Unlike ODEs, there is no general understanding of when (or whether) a generic PDE even admits a solution. The celebrated Navier-Stokes equation is an example of a system of PDEs whose theoretical understanding is incomplete:

\[ \frac{\partial u}{\partial t} + (u \cdot \Delta - \nu) u + \frac{1}{\rho} \nabla p = f . \]

where \( \Delta, \nabla \) represent the Laplacian and the gradient respectively. Things have already become hairy, since the above PDE is nonlinear in its unknown variables. So even a heuristic application of numerical methods may not always work well.

Let us now briefly set aside the 300+ year history of solving ODEs/PDEs, and instead imagine a completely different approach. Suppose we parameterize the solution using a deep feedforward neural network. In concrete terms, if \(\Theta\) represents the weight and biases of the network, we write down:

\[ u = u_\Theta(x,t) \]

and formulate the physics-informed loss function:

\[ L(\Theta) = \sum_{(x_i,t_i) \in S_{\text{int}}}^{} (\mathcal{N} (u_\Theta(x_i, t_i)) - f(x_i, t_i) )^2 + \lambda \sum_{(x_j,t_j) \in S_{\text{bdry}}}^{} (u_\Theta(x_i, t_i) - u_0(x_i, t_i))^2 \]

where \(S_{\text{int}}\) denotes a set of collocation points in the interior and \(S_{\text{bdry}}\) denotes a set of boundary points. The weights can now be learned using standard neural training paraphernalia (autodiff, ADAM, batch normalization, etc). Once the weights are learned, the solution can be reconstructed by evaluating \(u_\Theta(x,t)\) over the entire domain.

Variants of this idea seem to have been floating around since (at least) the 1990s. As with most ideas based on neural networks, they didn’t gain steam until much later, starting with an inspirational series of papers from George Karniadakis and co-authors starting from 2017. They call this PINN, short for Physics-Informed Neural Networks.

The simplicity of the above formulation lends itself to a number of extensions. Among many others:

  • Additional training data (in the form of, say, values of the solution at a pre-identified set of collocation points) can be incorporated by throwing in new loss terms.
  • The PDE operator \(\mathcal{N}\) itself can involve unknown parameters (say, \(\lambda\)) in which case both \(\Theta, \lambda\) are jointly estimated.
  • Extension to stochastic PDEs can be achieved by taking the expectation of the physics-informed loss function over appropriately defined probability measures.
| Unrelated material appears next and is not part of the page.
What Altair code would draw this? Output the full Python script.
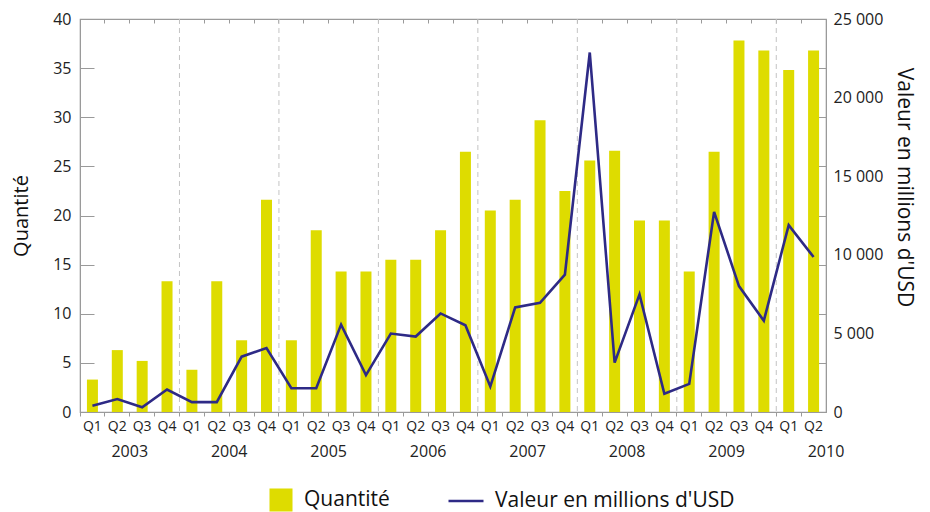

In this manner, the considerable advances in neural network learning over the last five years (and the democratization of software tools for learning neural nets, including powerful packages like TensorFlow and PyTorch) can now directly be ported to the field of numerical PDE analysis. The results are very impressive.

It leads me to wonder more broadly: what other fields in science are waiting for such a clean connection to be made to neural nets?

However, despite all these exciting advances, there are several open questions here.

First, why should the above neural approach to solving PDEs be any better than a standard numerical method? The issues of discretization, solution uniqueness, and convergence continue to persist (note that the standard PINN formulation does not explicitly discretize the domain, but there is an implicit level of discretization achieved by how the collocation points in \(S_{\text{int}}\) are distributed).

Second, how do we know that we have obtained the right solution? One answer is to do a post hoc check: if we see low/zero training loss, then we are good. But a priori there do not seem to be any guarantees on how to achieve low loss, and I find this a bit unsatisfying.

Third, does the solution given by the PINN generalize to all points in the domain? In other words, how can we control the generalization error? See here and here for interesting generalization upper bounds. But I am not entirely sure how powerful these are. In any case getting non-vacuous bounds on neural net generalization is a challenging problem in itself.

Fourth, somewhat unfortunately we have to learn a different network from scratch for each new set of boundary conditions and/or PDE system.

In a later post, I will describe potential avenues towards addressing some of these questions.